Towards an object-oriented imag(in)ing

Having mused some of object-oriented photography here and here, some even more half-baked thoughts on object-oriented creativity.

Haiku: an object-oriented art?

Now I’m no expert on the subject, if such a non-Zen statement was even appropriate, but there is something about the haiku form and practice that seems to me to chime with some of the principles of OOO.

Haiku is flat writing. Any object is a subject for a haiku. It is a writing of specifics and details, isolated, autonomous moments or things. The frog jumping into the pond. The fly. The particular cherry blossom. Each in its its own specificity and location. These haiku things exceed their relations. They do not stand for something bigger or smaller, more basic or important. They are actual and located. Definite and real. They are not signs or symbols. They may be part of networks (nature or Buddha nature) but they are not subsumed by that network or defined by it.
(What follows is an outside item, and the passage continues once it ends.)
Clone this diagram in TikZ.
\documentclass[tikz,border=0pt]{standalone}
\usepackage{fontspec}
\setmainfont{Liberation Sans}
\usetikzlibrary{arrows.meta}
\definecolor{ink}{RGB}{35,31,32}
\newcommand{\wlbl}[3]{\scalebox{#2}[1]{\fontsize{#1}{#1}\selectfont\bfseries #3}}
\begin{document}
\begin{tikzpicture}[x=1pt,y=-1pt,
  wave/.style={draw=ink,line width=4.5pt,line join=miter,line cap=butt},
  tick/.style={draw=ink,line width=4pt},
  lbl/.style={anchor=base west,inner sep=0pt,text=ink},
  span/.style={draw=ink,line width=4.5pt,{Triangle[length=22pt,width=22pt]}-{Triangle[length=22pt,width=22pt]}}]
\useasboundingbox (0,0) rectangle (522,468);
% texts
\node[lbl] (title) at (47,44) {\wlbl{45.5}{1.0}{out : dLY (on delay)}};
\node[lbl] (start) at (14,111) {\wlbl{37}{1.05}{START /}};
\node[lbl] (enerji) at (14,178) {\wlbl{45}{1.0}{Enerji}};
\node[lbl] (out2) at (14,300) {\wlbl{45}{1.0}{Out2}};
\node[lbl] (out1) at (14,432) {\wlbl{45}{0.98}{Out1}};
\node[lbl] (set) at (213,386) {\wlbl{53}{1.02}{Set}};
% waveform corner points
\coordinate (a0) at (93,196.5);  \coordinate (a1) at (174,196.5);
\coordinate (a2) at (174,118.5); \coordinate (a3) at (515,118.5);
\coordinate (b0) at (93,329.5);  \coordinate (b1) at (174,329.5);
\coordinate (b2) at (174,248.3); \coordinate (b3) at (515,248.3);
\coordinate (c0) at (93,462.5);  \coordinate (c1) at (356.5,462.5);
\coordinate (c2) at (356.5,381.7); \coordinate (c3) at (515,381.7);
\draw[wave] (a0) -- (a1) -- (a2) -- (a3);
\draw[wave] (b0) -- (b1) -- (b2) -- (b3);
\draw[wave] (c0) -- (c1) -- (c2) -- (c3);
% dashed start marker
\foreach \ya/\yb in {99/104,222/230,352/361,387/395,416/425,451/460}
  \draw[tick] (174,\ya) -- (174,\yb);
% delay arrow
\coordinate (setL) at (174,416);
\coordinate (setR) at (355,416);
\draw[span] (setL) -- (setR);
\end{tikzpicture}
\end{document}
Haiku is modest writing. It does not claim to tell the whole story or make grand statements of systems, assemblages or contexts. At the same time though it is deeply enfolded in those wider spaces. A haiku is a one-breath momentary object itself. It has its own existence and reality beyond any relation it may form. A collection of Basho haiki is more a greatest hits than an oeuvre. It does not paint a complete picture of Japan in a particular moment or of nature or even of a long walk into the interior. It is a snapshot aesthetic: object of objects.

Haiku is both sensual and withdrawn. As an object the haiku writer/reader connects with the sensual haiku object. I connect with the line I write or read but there is a dimension to the text-object as well as the subject-object that is always somehow out of reach. This is the pull of great haiku that resonate every time we read them. Each time the connection is new, a new image-object is generated and others are just out of the corner of our eye, always just out of reach. Withdrawn as we write and as we read.

Haiku is a practice. The more I work with OOO, the more I thing that it is more than a philosophical framework and more a sensibility and practice, a way of theorising certainly but also a way of imaging and imagining. Maybe even a way of life. As Jane Bennett shows in Vibrant Matter, an object-sensibility changes the way one walks down the street… so does a haiku sensibility and a haiku practice.